* THE TASK:
Answer with nothing but a number: how many lines include the word "this"?

>> start RECORDED INFORMATION

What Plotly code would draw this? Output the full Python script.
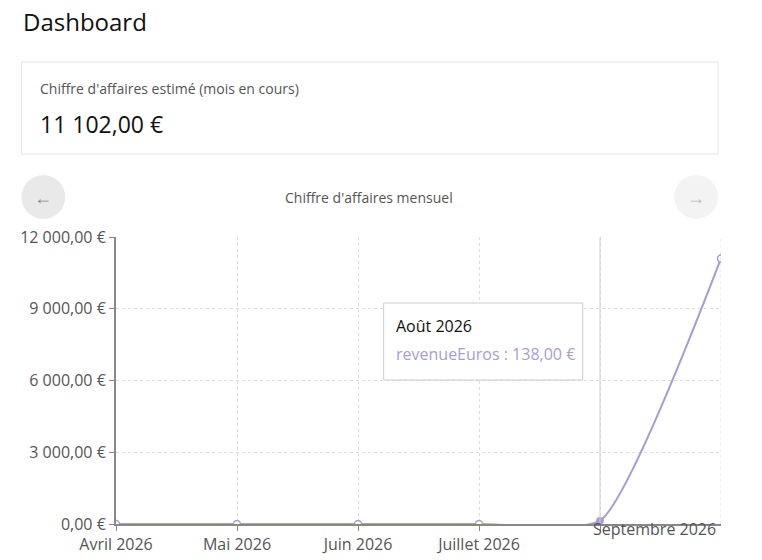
import plotly.graph_objects as go

months = ["Avril 2026", "Mai 2026", "Juin 2026", "Juillet 2026", "Août 2026", "Septembre 2026"]
tick_labels = ["Avril 2026", "Mai 2026", "Juin 2026", "Juillet 2026", "", "Septembre 2026"]
revenue = [0, 0, 0, 0, 138, 11102]
y_ticks = [0, 3000, 6000, 9000, 12000]
y_tick_labels = ["0,00 €", "3 000,00 €", "6 000,00 €", "9 000,00 €", "12 000,00 €"]

OFF = 8  # page body margin
W, H = 762, 560
L, R, T, B = 113 - OFF, 49, 237 - OFF, 44
PW, PH = W - L - R, H - T - B
def px(x): return (x - OFF - L) / PW
def py(y): return (H - B - (y - OFF)) / PH

LAV = "#a99cd0"
FONT = "Open Sans"

fig = go.Figure()
idx = list(range(len(months)))
fig.add_trace(go.Scatter(x=idx, y=revenue, mode="lines", line=dict(color=LAV, width=2, shape="spline", smoothing=0.5),
                         hoverinfo="skip", showlegend=False))
fig.add_trace(go.Scatter(x=[i for i in idx if i != 4], y=[v for i, v in zip(idx, revenue) if i != 4], mode="markers",
                         marker=dict(size=7, color="white", line=dict(color=LAV, width=1.5)), hoverinfo="skip", showlegend=False))
fig.add_trace(go.Scatter(x=[4], y=[revenue[4]], mode="markers", marker=dict(size=7, color=LAV, line=dict(color=LAV, width=1)),
                         hoverinfo="skip", showlegend=False))

shapes = [
    dict(type="rect", xref="paper", yref="paper", x0=px(18), x1=px(718), y0=py(154), y1=py(62),
         line=dict(color="#e6e6e6", width=1), fillcolor="white", layer="below"),
    dict(type="circle", xref="paper", yref="paper", x0=px(18), x1=px(62), y0=py(219), y1=py(175),
         line=dict(width=0), fillcolor="#e9e9e9"),
    dict(type="circle", xref="paper", yref="paper", x0=px(674), x1=px(718), y0=py(219), y1=py(175),
         line=dict(width=0), fillcolor="#f3f3f3"),
    dict(type="line", xref="x", yref="paper", x0=4, x1=4, y0=0, y1=1, line=dict(color="#d0d0d0", width=1)),
    dict(type="rect", xref="paper", yref="paper", x0=px(382), x1=px(582), y0=py(380), y1=py(303),
         line=dict(color="#cccccc", width=1), fillcolor="white"),
]
anns = [
    dict(text="Dashboard", x=px(18), y=py(21), xanchor="left", yanchor="middle", font=dict(size=24, color="#111")),
    dict(text="Chiffre d'affaires estimé (mois en cours)", x=px(35), y=py(88), xanchor="left", yanchor="middle", font=dict(size=14, color="#555")),
    dict(text="11 102,00 €", x=px(35), y=py(124), xanchor="left", yanchor="middle", font=dict(size=23, color="#111")),
    dict(text="Chiffre d'affaires mensuel", x=px(367), y=py(197), xanchor="center", yanchor="middle", font=dict(size=14, color="#555")),
    dict(text="←", x=px(40), y=py(197), xanchor="center", yanchor="middle", font=dict(size=18, color="#888")),
    dict(text="→", x=px(696), y=py(197), xanchor="center", yanchor="middle", font=dict(size=18, color="#bbb")),
    dict(text="Août 2026", x=px(392), y=py(326), xanchor="left", yanchor="middle", font=dict(size=16, color="#111")),
    dict(text="revenueEuros : 138,00 €", x=px(392), y=py(354), xanchor="left", yanchor="middle", font=dict(size=16, color=LAV)),
    dict(text=tick_labels[5], x=px(718), y=py(529), xanchor="right", yanchor="middle", font=dict(size=16, color="#555")),
]
for a in anns:
    a.update(xref="paper", yref="paper", showarrow=False)

fig.update_layout(
    width=W, height=H, margin=dict(l=L, r=R, t=T, b=B),
    paper_bgcolor="white", plot_bgcolor="white", font=dict(family=FONT, size=16, color="#444"),
    shapes=shapes, annotations=anns,
    xaxis=dict(range=[0, 5], tickvals=idx[:5], ticktext=tick_labels[:5], showgrid=True, gridcolor="#dddddd", griddash="dot",
               showline=True, linecolor="#888", linewidth=2, ticks="outside", ticklen=5, tickcolor="#888",
               zeroline=False, tickfont=dict(size=16, color="#555"), fixedrange=True, mirror=False),
    yaxis=dict(range=[0, 12000], tickvals=y_ticks, ticktext=y_tick_labels, showgrid=True, gridcolor="#dddddd", griddash="dot",
               showline=True, linecolor="#888", linewidth=2, ticks="outside", ticklen=5, tickcolor="#888",
               zeroline=False, tickfont=dict(size=16, color="#555"), fixedrange=True),
)
# right border grid line for last month
fig.add_shape(type="line", xref="x", yref="paper", x0=5, x1=5, y0=0, y1=1, line=dict(color="#dddddd", width=1, dash="dot"))
fig.write_html("out.html")
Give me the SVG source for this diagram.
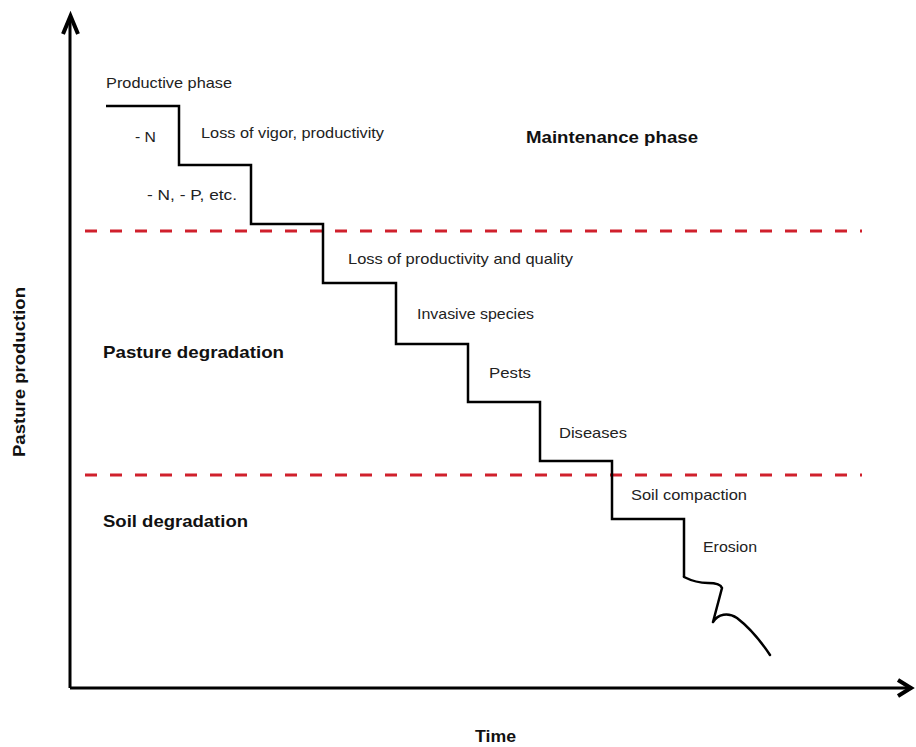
<svg xmlns="http://www.w3.org/2000/svg" width="916" height="747" viewBox="0 0 916 747">
<style>
.t{font-family:"Liberation Sans",Arial,sans-serif;font-size:15px;fill:#222}
.b{font-family:"Liberation Sans",Arial,sans-serif;font-size:17px;font-weight:bold;fill:#111}
.ax{stroke:#000;stroke-width:3;fill:none}
.head{stroke:#000;stroke-width:4;fill:none;stroke-linejoin:miter}
.step{stroke:#000;stroke-width:2.5;fill:none}
.dash{stroke:#d0202c;stroke-width:3;stroke-dasharray:12 13;fill:none}
</style>
<rect width="916" height="747" fill="#fff"/>
<g id="axes">
<line class="ax" x1="70" y1="688" x2="70" y2="18"/>
<line class="ax" x1="70" y1="688" x2="912" y2="688"/>
<polyline class="head" points="63,34 70.5,16 78,34"/>
<polyline class="head" points="898,680 911,688 898,696"/>
</g>
<g id="boundaries">
<line class="dash" x1="85" y1="231" x2="862" y2="231"/>
<line class="dash" x1="85" y1="475" x2="862" y2="475"/>
</g>
<g id="connectors">
<polyline class="step" points="106,106 179,106 179,165 251,165 251,224 323,224 323,283 396,283 396,344 468,344 468,402 540,402 540,461 612,461 612,519 684,519 684,577"/>
<path class="step" stroke-width="3" stroke-linecap="round" stroke-linejoin="round" d="M684,577 C692,581 700,583 708,583 C716,583 721,585 722,588 L713,622 C718,614 728,612 737,618 C750,628 760,640 770,655"/>
</g>
<g id="labels">
<text class="t" x="106" y="88" textLength="126" lengthAdjust="spacingAndGlyphs">Productive phase</text>
<text class="t" x="135" y="142" textLength="21" lengthAdjust="spacingAndGlyphs">- N</text>
<text class="t" x="201" y="138" textLength="183" lengthAdjust="spacingAndGlyphs">Loss of vigor, productivity</text>
<text class="t" x="147" y="200" textLength="90" lengthAdjust="spacingAndGlyphs">- N, - P, etc.</text>
<text class="t" x="348" y="264" textLength="225" lengthAdjust="spacingAndGlyphs">Loss of productivity and quality</text>
<text class="t" x="417" y="319" textLength="117" lengthAdjust="spacingAndGlyphs">Invasive species</text>
<text class="t" x="489" y="378" textLength="42" lengthAdjust="spacingAndGlyphs">Pests</text>
<text class="t" x="559" y="438" textLength="68" lengthAdjust="spacingAndGlyphs">Diseases</text>
<text class="t" x="631" y="500" textLength="116" lengthAdjust="spacingAndGlyphs">Soil compaction</text>
<text class="t" x="703" y="552" textLength="54" lengthAdjust="spacingAndGlyphs">Erosion</text>
</g>
<g id="regions">
<text class="b" x="526" y="143" textLength="172" lengthAdjust="spacingAndGlyphs">Maintenance phase</text>
<text class="b" x="103" y="358" textLength="181" lengthAdjust="spacingAndGlyphs">Pasture degradation</text>
<text class="b" x="103" y="527" textLength="145" lengthAdjust="spacingAndGlyphs">Soil degradation</text>
</g>
<g id="axis-titles">
<text class="b" x="475" y="742" textLength="41" lengthAdjust="spacingAndGlyphs">Time</text>
<text class="b" transform="translate(25,372) rotate(-90)" x="0" y="0" text-anchor="middle" textLength="170" lengthAdjust="spacingAndGlyphs">Pasture production</text>
</g>
</svg>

>> end RECORDED INFORMATION

* ANSWER IN FULL:
2